Shubham was born in Ballia, Uttar Pradesh where his father Rameshwar Kumar, a Pharmacy graduate, worked for a pharmaceutical company. His mother Sushila Kumari, a Psychology graduate, chose to be a homemaker. The firstborn was welcomed into the world through a normal delivery and there was much rejoicing in the family. One month later, however, the baby kept throwing up whatever he was fed. He was taken to hospital where they discovered an obstruction in his intestine. When surgery failed, his parents feared for his life. Two other surgeries were consecutively performed and the third one was successful.
A couple of years later, Sun Pharma transferred Rameshwar to Gangtok, which is where Shreya was born and where they’ve been living since. When Shubham started walking, his parents noticed that he never looked straight ahead; he would view objects sideways from the corner of his eye. They took him to a hospital in Benaras and were shocked to hear doctors say that a cancerous growth in his eye had to be removed. Their well-wishers suggested they take a second opinion at one of the two leading eye care hospitals in the country: L.V Prasad Eye Hospital, Hyderabad or Sankar Netralaya, Chennai.
The couple travelled all the way south to Chennai where the doctors told them that Shubham had no vision in one eye and low vision in the other.
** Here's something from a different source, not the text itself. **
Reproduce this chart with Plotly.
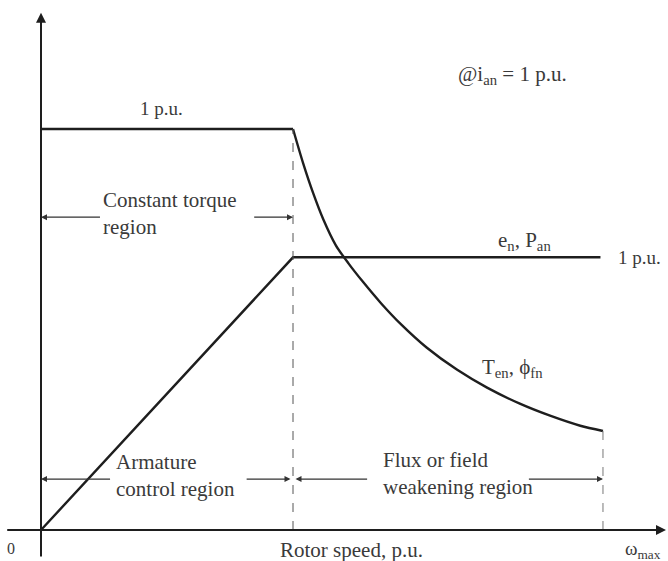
import plotly.graph_objects as go

# ---- data (per-unit drawing values) ----
base_speed = 1.0
max_speed = 2.23

torque_speed = [0.0, 1.0, 1.04, 1.08, 1.12, 1.17, 1.22, 1.28, 1.35, 1.43,
                1.53, 1.65, 1.77, 1.90, 2.02, 2.14, 2.23]
torque_vals = [1.0, 1.0, 0.915, 0.84, 0.775, 0.71, 0.665, 0.617, 0.565, 0.512,
               0.455, 0.40, 0.355, 0.315, 0.285, 0.26, 0.247]

power_speed = [0.0, 1.0, 2.22]
power_vals = [0.0, 0.68, 0.68]

ink = "#1e1e1e"
txt = "#3a3a3a"
font = dict(family="Liberation Serif, Times New Roman, serif", size=21, color=txt)

fig = go.Figure()
fig.add_trace(go.Scatter(x=torque_speed[:2], y=torque_vals[:2], mode="lines",
                         line=dict(color=ink, width=2.4), hoverinfo="skip"))
fig.add_trace(go.Scatter(x=torque_speed[1:], y=torque_vals[1:], mode="lines",
                         line=dict(color=ink, width=2.4, shape="spline", smoothing=0.8),
                         hoverinfo="skip"))
fig.add_trace(go.Scatter(x=power_speed, y=power_vals, mode="lines",
                         line=dict(color=ink, width=2.4), hoverinfo="skip"))

# dashed guides
fig.add_shape(type="line", x0=base_speed, x1=base_speed, y0=0, y1=1.0,
              line=dict(color="#555", width=1, dash="dash"))
fig.add_shape(type="line", x0=max_speed, x1=max_speed, y0=0, y1=torque_vals[-1],
              line=dict(color="#777", width=1, dash="dash"))

ann = []
def arrow(xh, yh, xt, yt, w=1.2, size=1.0, head=2, color="#333"):
    ann.append(dict(x=xh, y=yh, ax=xt, ay=yt, xref="x", yref="y", axref="x", ayref="y",
                    showarrow=True, arrowhead=head, arrowsize=size, arrowwidth=w,
                    arrowcolor=color, text=""))

# axes with arrowheads
arrow(0, 1.29, 0, -0.07, w=2, size=1.0, head=2, color=ink)
arrow(2.48, 0, -0.14, 0, w=2, size=1.0, head=2, color=ink)

# region arrows
yc = 0.78
arrow(0.0, yc, 0.24, yc)
arrow(1.0, yc, 0.84, yc)
ya = 0.127
arrow(0.0, ya, 0.28, ya)
arrow(0.99, ya, 0.81, ya)
arrow(1.01, ya, 1.30, ya)
arrow(max_speed, ya, 1.93, ya)

def label(x, y, text, xanchor="left", size=21):
    f = dict(font); f["size"] = size
    ann.append(dict(x=x, y=y, xref="x", yref="y", text=text, showarrow=False,
                    xanchor=xanchor, yanchor="middle", font=f, align="left"))

label(0.24, 0.79, "Constant torque<br>region")
label(0.29, 0.135, "Armature<br>control region")
label(1.35, 0.14, "Flux or field<br>weakening region")
label(0.48, 1.05, "1 p.u.", xanchor="center", size=19)
label(1.87, 1.135, "@i<sub>an</sub> = 1 p.u.", xanchor="center")
label(1.92, 0.72, "e<sub>n</sub>, P<sub>an</sub>", xanchor="center")
label(2.28, 0.68, "1 p.u.", size=19)
label(1.74, 0.405, "T<sub>en</sub>, ϕ<sub>fn</sub>")
label(-0.12, -0.045, "0", xanchor="center", size=16)
label(1.234, -0.05, "Rotor speed, p.u.", xanchor="center")
label(2.39, -0.05, "ω<sub>max</sub>", xanchor="center", size=19)

fig.update_layout(
    width=668, height=561, margin=dict(l=0, r=0, t=0, b=0),
    paper_bgcolor="white", plot_bgcolor="white", showlegend=False,
    xaxis=dict(range=[-0.1627, 2.488], visible=False, fixedrange=True),
    yaxis=dict(range=[-0.0773, 1.3217], visible=False, fixedrange=True),
    annotations=ann,
)
fig.write_html("out.html")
They were told to care for the second eye to prevent it from totally losing vision. Doctors asked them to come to the hospital for annual checkups, and ever since, they have been bringing Shubham to Chennai every year without fail.
Meanwhile, the botched surgeries in his infanthood apparently affected his gait. His parents say that they have to watch over him when he is on uneven terrain since his left foot does not fully rest on the ground. Towards end 2021, his vomiting problem recurred; he would throw up even after brushing his teeth in the morning. He suffered from what Sushila calls “ghabrahat”, which we have interpreted as anxiety. He was taken to various doctors in Benares, Patna and Delhi who came up with different diagnoses and recommended tests to be done but nothing helped. Finally they were told to approach the National Institute for Mental Health and Neurological Sciences (NIMHANS) in Bengaluru for a consultation. At NIMHANS, Shubham was tested, counselled, and given medications. He lost nearly an entire academic year and Rameshwar also had to take leave for three four months from his work.
Shubham is in Grade 6 in Indrakil Saraswati Vidyalaya while Shreya is in Grade 1 in Holy Cross School. He last attended school in March 2022 and has been taking private tuitions. A self-motivated and disciplined boy, he says he prepares so well for exams that he faces no stress while writing them. His daily routine: after breakfast, study from 10 a.m. to noon, rest awhile after lunch, go for tuitions, take a short break, finish assignments given during tuitions, have dinner and sleep. “I help my sister with her studies when she has doubts,” he says. “I like playing carom with her.” He doesn’t watch a lot of TV but enjoys animation series such as Doraemon and Motu-Patlu.
Some of Shubham’s favourites are paneer curry, fish, and the colours pink and yellow. Of late he has taken a shine to music and wants to go for singing lessons. “I want to be a singer when I grow up,” he says.